また、父系血統主義だった日本の国籍法の影響で、沖縄には駐留米軍人や軍属と沖縄の女性との間に生まれ国籍を取得できない「無国籍児」が多く誕生していたが、問題解消のために国籍法改正を求めてロビー活動をするなど、声を上げ続けた。
宮城さんは「確固たる理由はこれだとは言い切れないが、沖縄の女性たちが声をあげてきたことが離婚したい女性たちの背中を押したと言う面もあるのではないか。深刻な問題でもあるが、我慢せずに声をあげるようになっているという見方もできるのではないか」と投げ掛けた。
1985年の離婚率を見てみると、沖縄は全国1位となり、その後も1、2位を続けている。
切り離せない「女性への暴力」
「離婚」といっても、その決断にいたる個人的な事情はさまざまだろう。失業率の高さや低賃金、アルコール依存や配偶者による暴力、なども沖縄では大きな問題だ。離婚率だけでなく、配偶者からの暴力に関する相談件数も全国を上回り、保護命令件数も全国で上位が続いている。

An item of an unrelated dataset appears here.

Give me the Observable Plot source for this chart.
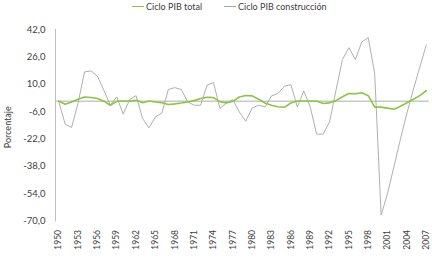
<!DOCTYPE html>
<html>
<head>
<meta charset="utf-8">
<script src="https://cdn.jsdelivr.net/npm/d3@7"></script>
<script src="https://cdn.jsdelivr.net/npm/@observablehq/plot@0.6"></script>
<style>
  html, body { margin: 0; padding: 0; background: #fff; }
  body { width: 432px; height: 261px; overflow: hidden; font-family: Lato, "Open Sans", sans-serif; position: relative; }
  #legend { height: 16px; position: relative; font-size: 9px; color: #404040; }
  .item { position: absolute; top: 1px; display: flex; align-items: center; white-space: nowrap; }
  .swatch { display: inline-block; width: 12px; margin-right: 2px; }
  #chart svg { display: block; }
</style>
</head>
<body>
<div id="legend"></div>
<div id="chart"></div>
<script>
const years = [1950,1951,1952,1953,1954,1955,1956,1957,1958,1959,
  1960,1961,1962,1963,1964,1965,1966,1967,1968,1969,
  1970,1971,1972,1973,1974,1975,1976,1977,1978,1979,
  1980,1981,1982,1983,1984,1985,1986,1987,1988,1989,
  1990,1991,1992,1993,1994,1995,1996,1997,1998,1999,
  2000,2001,2002,2003,2004,2005,2006,2007];

const cicloTotal = [0.2,-1.7,-0.4,1.2,2.5,2.2,1.6,0.1,-2.3,0,
  0.2,0.2,0.6,-0.8,0.2,-0.4,-0.8,-1.9,-1.5,-1,
  -0.4,0.4,1.6,2.4,2.2,-0.2,-0.9,0,2.5,3.4,
  3.2,1.2,-1,-2.3,-3.2,-3.5,-1,0.2,0.2,0.2,
  0.2,-1.3,-0.9,0.4,2.7,4.6,4.4,5.0,3.3,-3.4,
  -3.4,-4,-4.6,-2.9,-0.8,1.2,3.3,6.2];

const cicloConstruccion = [0,-13.4,-15.3,-1,17.2,17.8,14.7,6.5,-2.3,2.6,
  -7.5,1.0,3.3,-10,-15.5,-9.1,-6.8,6.9,8.0,6.9,
  -0.3,-2.3,-2.3,9.4,11,-4.2,-0.9,1.0,-6.2,-11.6,
  -3.9,-2.3,-3.3,3.2,4.6,8.8,9.8,-3.3,6.1,-3.3,
  -19.2,-19.2,-12,6.5,24.4,31.4,24.4,34.7,37.3,16.2,
  -66.5,-53.8,-38,-22,-7,7,20,33];

const seriesNames = ["Ciclo PIB total", "Ciclo PIB construcción"];
const seriesColors = ["#8cc63f", "#a6a6a6"];
const yTicks = [-70,-54,-38,-22,-6,10,26,42];
const xTicks = [1950,1953,1956,1959,1962,1965,1968,1971,1974,1977,1980,1983,1986,1989,1992,1995,1998,2001,2004,2007];
const yLabel = "Porcentaje";

const totalData = years.map((y, i) => ({year: y, value: cicloTotal[i]}));
const consData = years.map((y, i) => ({year: y, value: cicloConstruccion[i]}));

// legend
const legend = document.getElementById("legend");
const legendPos = [132, 224];
seriesNames.forEach((name, i) => {
  const it = document.createElement("div");
  it.className = "item";
  it.style.left = legendPos[i] + "px";
  const sw = document.createElement("span");
  sw.className = "swatch";
  sw.style.borderTop = (i === 0 ? "1.5px" : "1px") + " solid " + seriesColors[i];
  it.appendChild(sw);
  const t = document.createElement("span");
  t.textContent = name;
  it.appendChild(t);
  legend.appendChild(it);
});

const fmt = d => d3.format(".1f")(d).replace(".", ",").replace("−", "-");

const chart = Plot.plot({
  width: 432,
  height: 245,
  marginTop: 13,
  marginBottom: 40.5,
  marginLeft: 55,
  marginRight: 3,
  style: {fontFamily: "Lato, 'Open Sans', sans-serif", color: "#404040", background: "#fff"},
  x: {domain: [1949.5, 2007.5], axis: null},
  y: {domain: [-70, 42], axis: null},
  marks: [
    Plot.ruleY([0], {stroke: "#c8c8c8", strokeWidth: 1.6}),
    Plot.frame({anchor: "left", stroke: "#bfbfbf", strokeWidth: 1}),
    Plot.axisY(yTicks, {tickSize: 0, tickPadding: 10, tickFormat: fmt, fontSize: 9.5, fill: "#404040", label: null}),
    Plot.axisX(xTicks, {tickSize: 0, tickPadding: 9, tickRotate: -90, tickFormat: d => String(d), fontSize: 8.5, fill: "#404040", label: null}),
    Plot.line(consData, {x: "year", y: "value", stroke: seriesColors[1], strokeWidth: 0.9}),
    Plot.line(totalData, {x: "year", y: "value", stroke: seriesColors[0], strokeWidth: 1.6}),
    Plot.text([yLabel], {frameAnchor: "left", textAnchor: "middle", dx: -47, dy: 2, rotate: -90, fontSize: 9, fill: "#404040"})
  ]
});
document.getElementById("chart").appendChild(chart);
</script>
</body>
</html>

沖縄県が発表している「女性保護事業のあらまし」によると、2021年に県女性相談所や福祉事務所に寄せられた相談では、「夫等からの暴力」が来所相談の全体の約8割、電話相談の約6割を占めている。また月2回の法律相談の8割超が「離婚」に関する相談だ。
1983年から女性で初めて沖縄県婦人相談所長(現在は女性相談所)を務めた翁長孝枝さん(86)は当時の状況を今も覚えている。売春防止法を根拠に設置された相談所だが、幅広く女性の相談に対応している。
所長時代に受けた相談の大半は、夫やパートナーからの暴力だった。被害を受けた女性を保護していることで事務所を逆恨みして刃物を手に押しかけてくる人もおり、身の危険を感じたこともある。保護した女性の法的な手続きで家庭裁判所に向かうため、車の後部座席に毛布を掛けて隠して移動したこともあったという。
翁長さんは、当時の経験を振り返りながら、今も続く離婚率の高い現状に「(問題の)根っこにある家父長的な問題はいまもクリアできてない。(トートーメーなど)慣習的な問題や性別の固定的な役割分担意識など、変わらない部分が残り続けている。政治や行政の力も必要で、個人のレベルでは解決できない構造的な問題もあると思う」と話した。
沖縄女子短大で教鞭をとっていたこともある翁長さん。若い女性たちに、女性のための相談機関や制度などを知っておいてほしい、と繰り返し伝え続けた。困難な問題に直面した時でも解決の糸口がつかめることがあるからだ。 「できるだけ孤立しないでほしい。友人や誰かと共有することで知恵が付いたり、考えが見えてくると思う」。
近年では、性暴力を告発し連帯する#metoo運動など、女性たちの運動は全国的にも高まっている。「時代は敏感。前向きな方向に動いてほしい」と話し、女性の人権が尊重される社会への実現に期待を寄せた。